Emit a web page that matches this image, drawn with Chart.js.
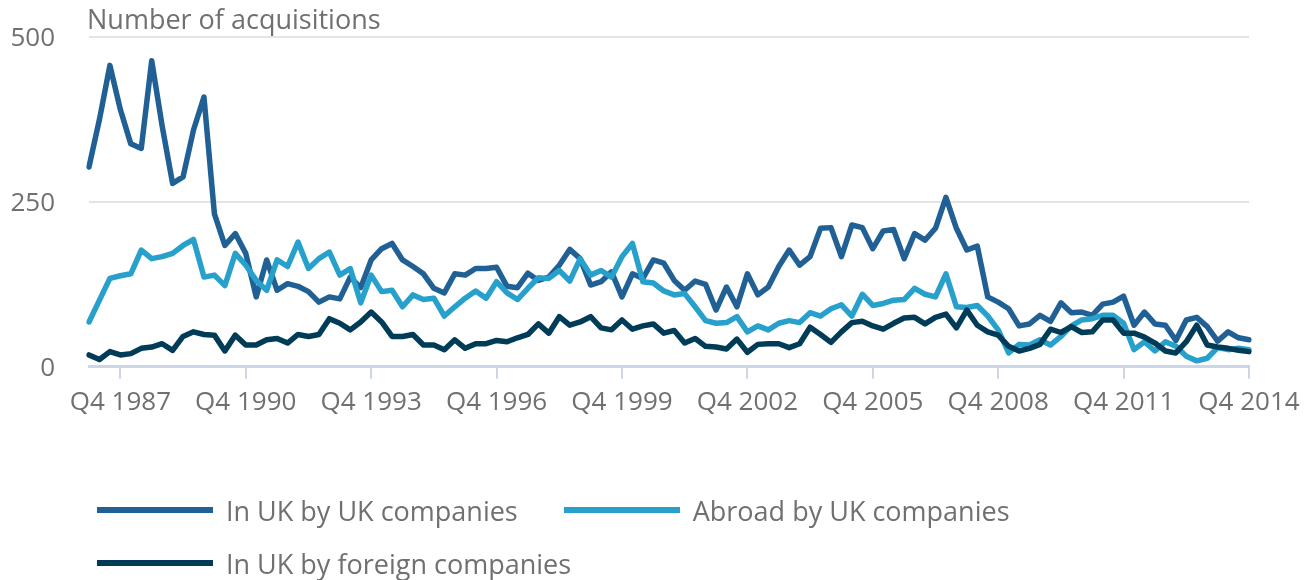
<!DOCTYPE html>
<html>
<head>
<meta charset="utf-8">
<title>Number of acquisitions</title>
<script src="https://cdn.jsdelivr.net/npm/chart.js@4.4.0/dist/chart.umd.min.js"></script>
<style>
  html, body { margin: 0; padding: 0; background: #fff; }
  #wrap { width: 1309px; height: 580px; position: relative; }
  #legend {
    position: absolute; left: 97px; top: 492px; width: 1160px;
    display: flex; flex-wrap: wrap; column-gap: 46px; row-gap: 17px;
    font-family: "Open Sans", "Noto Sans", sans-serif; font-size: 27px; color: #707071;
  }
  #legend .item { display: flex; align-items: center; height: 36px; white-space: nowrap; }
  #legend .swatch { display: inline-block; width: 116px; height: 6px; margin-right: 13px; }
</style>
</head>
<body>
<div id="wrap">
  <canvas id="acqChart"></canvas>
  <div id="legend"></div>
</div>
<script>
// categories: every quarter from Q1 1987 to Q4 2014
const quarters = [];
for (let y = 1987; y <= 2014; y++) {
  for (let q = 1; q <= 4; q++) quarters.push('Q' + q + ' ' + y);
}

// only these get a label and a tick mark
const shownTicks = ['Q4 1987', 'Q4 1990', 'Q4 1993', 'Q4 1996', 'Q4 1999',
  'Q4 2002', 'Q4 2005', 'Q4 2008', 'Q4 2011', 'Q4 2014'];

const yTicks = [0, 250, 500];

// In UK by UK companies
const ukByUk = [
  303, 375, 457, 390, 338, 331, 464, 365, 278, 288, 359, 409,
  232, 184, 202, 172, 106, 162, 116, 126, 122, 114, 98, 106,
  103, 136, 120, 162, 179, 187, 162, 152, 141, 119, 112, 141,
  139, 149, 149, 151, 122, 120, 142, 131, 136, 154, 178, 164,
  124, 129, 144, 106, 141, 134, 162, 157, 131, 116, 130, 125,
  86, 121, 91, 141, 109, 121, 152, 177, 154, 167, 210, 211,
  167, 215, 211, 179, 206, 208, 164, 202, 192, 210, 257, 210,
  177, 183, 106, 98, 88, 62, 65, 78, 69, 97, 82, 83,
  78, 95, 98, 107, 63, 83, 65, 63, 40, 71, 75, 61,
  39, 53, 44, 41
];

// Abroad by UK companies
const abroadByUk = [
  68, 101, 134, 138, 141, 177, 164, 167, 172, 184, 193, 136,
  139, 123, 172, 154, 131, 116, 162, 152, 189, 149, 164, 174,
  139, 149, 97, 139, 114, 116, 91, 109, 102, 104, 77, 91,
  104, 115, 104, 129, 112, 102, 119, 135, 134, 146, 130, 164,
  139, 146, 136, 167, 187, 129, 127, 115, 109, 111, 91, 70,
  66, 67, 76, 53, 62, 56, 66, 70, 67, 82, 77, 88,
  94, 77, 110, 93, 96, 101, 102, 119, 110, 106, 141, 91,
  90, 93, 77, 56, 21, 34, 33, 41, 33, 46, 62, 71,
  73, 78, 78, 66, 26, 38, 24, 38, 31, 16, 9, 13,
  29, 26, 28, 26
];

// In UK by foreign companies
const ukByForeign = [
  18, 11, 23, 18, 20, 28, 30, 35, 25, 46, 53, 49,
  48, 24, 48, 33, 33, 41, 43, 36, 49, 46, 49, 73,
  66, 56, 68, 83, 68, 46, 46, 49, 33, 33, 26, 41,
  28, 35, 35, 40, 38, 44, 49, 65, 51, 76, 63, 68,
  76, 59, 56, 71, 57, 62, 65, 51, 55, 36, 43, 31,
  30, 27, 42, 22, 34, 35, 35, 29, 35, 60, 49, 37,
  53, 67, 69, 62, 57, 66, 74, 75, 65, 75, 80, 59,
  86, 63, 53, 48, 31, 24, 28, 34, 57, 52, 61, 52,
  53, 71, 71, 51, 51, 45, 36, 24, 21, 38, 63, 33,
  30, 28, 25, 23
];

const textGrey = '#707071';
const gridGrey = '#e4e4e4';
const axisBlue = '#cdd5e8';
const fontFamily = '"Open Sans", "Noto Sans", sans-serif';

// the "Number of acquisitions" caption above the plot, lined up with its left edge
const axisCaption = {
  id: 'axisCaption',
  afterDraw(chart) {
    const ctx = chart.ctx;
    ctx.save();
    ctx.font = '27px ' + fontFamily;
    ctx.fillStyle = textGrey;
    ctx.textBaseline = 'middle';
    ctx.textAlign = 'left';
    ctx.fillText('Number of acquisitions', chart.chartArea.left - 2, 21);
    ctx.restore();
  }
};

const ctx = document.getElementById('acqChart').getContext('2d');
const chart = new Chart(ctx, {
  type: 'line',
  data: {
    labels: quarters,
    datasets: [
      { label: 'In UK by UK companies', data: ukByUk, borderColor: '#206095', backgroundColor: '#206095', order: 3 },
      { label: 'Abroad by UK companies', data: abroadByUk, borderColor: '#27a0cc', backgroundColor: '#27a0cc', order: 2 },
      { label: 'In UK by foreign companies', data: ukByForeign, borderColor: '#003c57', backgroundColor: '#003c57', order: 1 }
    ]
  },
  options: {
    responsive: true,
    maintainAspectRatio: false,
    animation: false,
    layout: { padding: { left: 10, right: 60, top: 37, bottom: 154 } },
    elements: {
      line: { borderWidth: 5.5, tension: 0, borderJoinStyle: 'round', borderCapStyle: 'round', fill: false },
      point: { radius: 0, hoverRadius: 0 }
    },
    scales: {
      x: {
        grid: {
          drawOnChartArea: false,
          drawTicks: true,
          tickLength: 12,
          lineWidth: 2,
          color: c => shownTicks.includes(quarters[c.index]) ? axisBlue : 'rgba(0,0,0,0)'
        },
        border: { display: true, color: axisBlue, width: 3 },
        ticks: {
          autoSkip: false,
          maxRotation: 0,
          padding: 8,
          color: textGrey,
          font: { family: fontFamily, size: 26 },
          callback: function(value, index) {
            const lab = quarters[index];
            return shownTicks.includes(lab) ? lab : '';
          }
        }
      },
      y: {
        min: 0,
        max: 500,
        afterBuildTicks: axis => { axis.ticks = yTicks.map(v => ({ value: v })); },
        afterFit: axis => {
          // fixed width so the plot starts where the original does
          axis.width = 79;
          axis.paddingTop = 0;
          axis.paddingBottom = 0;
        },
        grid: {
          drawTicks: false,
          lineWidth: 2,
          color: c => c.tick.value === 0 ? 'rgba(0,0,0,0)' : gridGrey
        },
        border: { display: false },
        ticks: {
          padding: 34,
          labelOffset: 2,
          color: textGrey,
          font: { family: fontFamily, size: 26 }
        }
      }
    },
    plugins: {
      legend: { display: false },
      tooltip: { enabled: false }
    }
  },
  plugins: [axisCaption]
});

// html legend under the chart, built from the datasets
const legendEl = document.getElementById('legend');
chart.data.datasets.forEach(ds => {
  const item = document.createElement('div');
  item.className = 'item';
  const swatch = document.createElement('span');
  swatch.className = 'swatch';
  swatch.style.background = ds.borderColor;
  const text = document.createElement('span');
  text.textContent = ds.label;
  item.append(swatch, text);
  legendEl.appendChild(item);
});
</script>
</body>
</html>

EXERCISE DETAILS: Transcribe all the data word for word; the images stay out.

SOLUTION TO THIS EXERCISE:
Emit a web page that matches this image, drawn with Chart.js.
<!DOCTYPE html>
<html>
<head>
<meta charset="utf-8">
<title>Number of acquisitions</title>
<script src="https://cdn.jsdelivr.net/npm/chart.js@4.4.0/dist/chart.umd.min.js"></script>
<style>
  html, body { margin: 0; padding: 0; background: #fff; }
  #wrap { width: 1309px; height: 580px; position: relative; }
  #legend {
    position: absolute; left: 97px; top: 492px; width: 1160px;
    display: flex; flex-wrap: wrap; column-gap: 46px; row-gap: 17px;
    font-family: "Open Sans", "Noto Sans", sans-serif; font-size: 27px; color: #707071;
  }
  #legend .item { display: flex; align-items: center; height: 36px; white-space: nowrap; }
  #legend .swatch { display: inline-block; width: 116px; height: 6px; margin-right: 13px; }
</style>
</head>
<body>
<div id="wrap">
  <canvas id="acqChart"></canvas>
  <div id="legend"></div>
</div>
<script>
// categories: every quarter from Q1 1987 to Q4 2014
const quarters = [];
for (let y = 1987; y <= 2014; y++) {
  for (let q = 1; q <= 4; q++) quarters.push('Q' + q + ' ' + y);
}

// only these get a label and a tick mark
const shownTicks = ['Q4 1987', 'Q4 1990', 'Q4 1993', 'Q4 1996', 'Q4 1999',
  'Q4 2002', 'Q4 2005', 'Q4 2008', 'Q4 2011', 'Q4 2014'];

const yTicks = [0, 250, 500];

// In UK by UK companies
const ukByUk = [
  303, 375, 457, 390, 338, 331, 464, 365, 278, 288, 359, 409,
  232, 184, 202, 172, 106, 162, 116, 126, 122, 114, 98, 106,
  103, 136, 120, 162, 179, 187, 162, 152, 141, 119, 112, 141,
  139, 149, 149, 151, 122, 120, 142, 131, 136, 154, 178, 164,
  124, 129, 144, 106, 141, 134, 162, 157, 131, 116, 130, 125,
  86, 121, 91, 141, 109, 121, 152, 177, 154, 167, 210, 211,
  167, 215, 211, 179, 206, 208, 164, 202, 192, 210, 257, 210,
  177, 183, 106, 98, 88, 62, 65, 78, 69, 97, 82, 83,
  78, 95, 98, 107, 63, 83, 65, 63, 40, 71, 75, 61,
  39, 53, 44, 41
];

// Abroad by UK companies
const abroadByUk = [
  68, 101, 134, 138, 141, 177, 164, 167, 172, 184, 193, 136,
  139, 123, 172, 154, 131, 116, 162, 152, 189, 149, 164, 174,
  139, 149, 97, 139, 114, 116, 91, 109, 102, 104, 77, 91,
  104, 115, 104, 129, 112, 102, 119, 135, 134, 146, 130, 164,
  139, 146, 136, 167, 187, 129, 127, 115, 109, 111, 91, 70,
  66, 67, 76, 53, 62, 56, 66, 70, 67, 82, 77, 88,
  94, 77, 110, 93, 96, 101, 102, 119, 110, 106, 141, 91,
  90, 93, 77, 56, 21, 34, 33, 41, 33, 46, 62, 71,
  73, 78, 78, 66, 26, 38, 24, 38, 31, 16, 9, 13,
  29, 26, 28, 26
];

// In UK by foreign companies
const ukByForeign = [
  18, 11, 23, 18, 20, 28, 30, 35, 25, 46, 53, 49,
  48, 24, 48, 33, 33, 41, 43, 36, 49, 46, 49, 73,
  66, 56, 68, 83, 68, 46, 46, 49, 33, 33, 26, 41,
  28, 35, 35, 40, 38, 44, 49, 65, 51, 76, 63, 68,
  76, 59, 56, 71, 57, 62, 65, 51, 55, 36, 43, 31,
  30, 27, 42, 22, 34, 35, 35, 29, 35, 60, 49, 37,
  53, 67, 69, 62, 57, 66, 74, 75, 65, 75, 80, 59,
  86, 63, 53, 48, 31, 24, 28, 34, 57, 52, 61, 52,
  53, 71, 71, 51, 51, 45, 36, 24, 21, 38, 63, 33,
  30, 28, 25, 23
];

const textGrey = '#707071';
const gridGrey = '#e4e4e4';
const axisBlue = '#cdd5e8';
const fontFamily = '"Open Sans", "Noto Sans", sans-serif';

// the "Number of acquisitions" caption above the plot, lined up with its left edge
const axisCaption = {
  id: 'axisCaption',
  afterDraw(chart) {
    const ctx = chart.ctx;
    ctx.save();
    ctx.font = '27px ' + fontFamily;
    ctx.fillStyle = textGrey;
    ctx.textBaseline = 'middle';
    ctx.textAlign = 'left';
    ctx.fillText('Number of acquisitions', chart.chartArea.left - 2, 21);
    ctx.restore();
  }
};

const ctx = document.getElementById('acqChart').getContext('2d');
const chart = new Chart(ctx, {
  type: 'line',
  data: {
    labels: quarters,
    datasets: [
      { label: 'In UK by UK companies', data: ukByUk, borderColor: '#206095', backgroundColor: '#206095', order: 3 },
      { label: 'Abroad by UK companies', data: abroadByUk, borderColor: '#27a0cc', backgroundColor: '#27a0cc', order: 2 },
      { label: 'In UK by foreign companies', data: ukByForeign, borderColor: '#003c57', backgroundColor: '#003c57', order: 1 }
    ]
  },
  options: {
    responsive: true,
    maintainAspectRatio: false,
    animation: false,
    layout: { padding: { left: 10, right: 60, top: 37, bottom: 154 } },
    elements: {
      line: { borderWidth: 5.5, tension: 0, borderJoinStyle: 'round', borderCapStyle: 'round', fill: false },
      point: { radius: 0, hoverRadius: 0 }
    },
    scales: {
      x: {
        grid: {
          drawOnChartArea: false,
          drawTicks: true,
          tickLength: 12,
          lineWidth: 2,
          color: c => shownTicks.includes(quarters[c.index]) ? axisBlue : 'rgba(0,0,0,0)'
        },
        border: { display: true, color: axisBlue, width: 3 },
        ticks: {
          autoSkip: false,
          maxRotation: 0,
          padding: 8,
          color: textGrey,
          font: { family: fontFamily, size: 26 },
          callback: function(value, index) {
            const lab = quarters[index];
            return shownTicks.includes(lab) ? lab : '';
          }
        }
      },
      y: {
        min: 0,
        max: 500,
        afterBuildTicks: axis => { axis.ticks = yTicks.map(v => ({ value: v })); },
        afterFit: axis => {
          // fixed width so the plot starts where the original does
          axis.width = 79;
          axis.paddingTop = 0;
          axis.paddingBottom = 0;
        },
        grid: {
          drawTicks: false,
          lineWidth: 2,
          color: c => c.tick.value === 0 ? 'rgba(0,0,0,0)' : gridGrey
        },
        border: { display: false },
        ticks: {
          padding: 34,
          labelOffset: 2,
          color: textGrey,
          font: { family: fontFamily, size: 26 }
        }
      }
    },
    plugins: {
      legend: { display: false },
      tooltip: { enabled: false }
    }
  },
  plugins: [axisCaption]
});

// html legend under the chart, built from the datasets
const legendEl = document.getElementById('legend');
chart.data.datasets.forEach(ds => {
  const item = document.createElement('div');
  item.className = 'item';
  const swatch = document.createElement('span');
  swatch.className = 'swatch';
  swatch.style.background = ds.borderColor;
  const text = document.createElement('span');
  text.textContent = ds.label;
  item.append(swatch, text);
  legendEl.appendChild(item);
});
</script>
</body>
</html>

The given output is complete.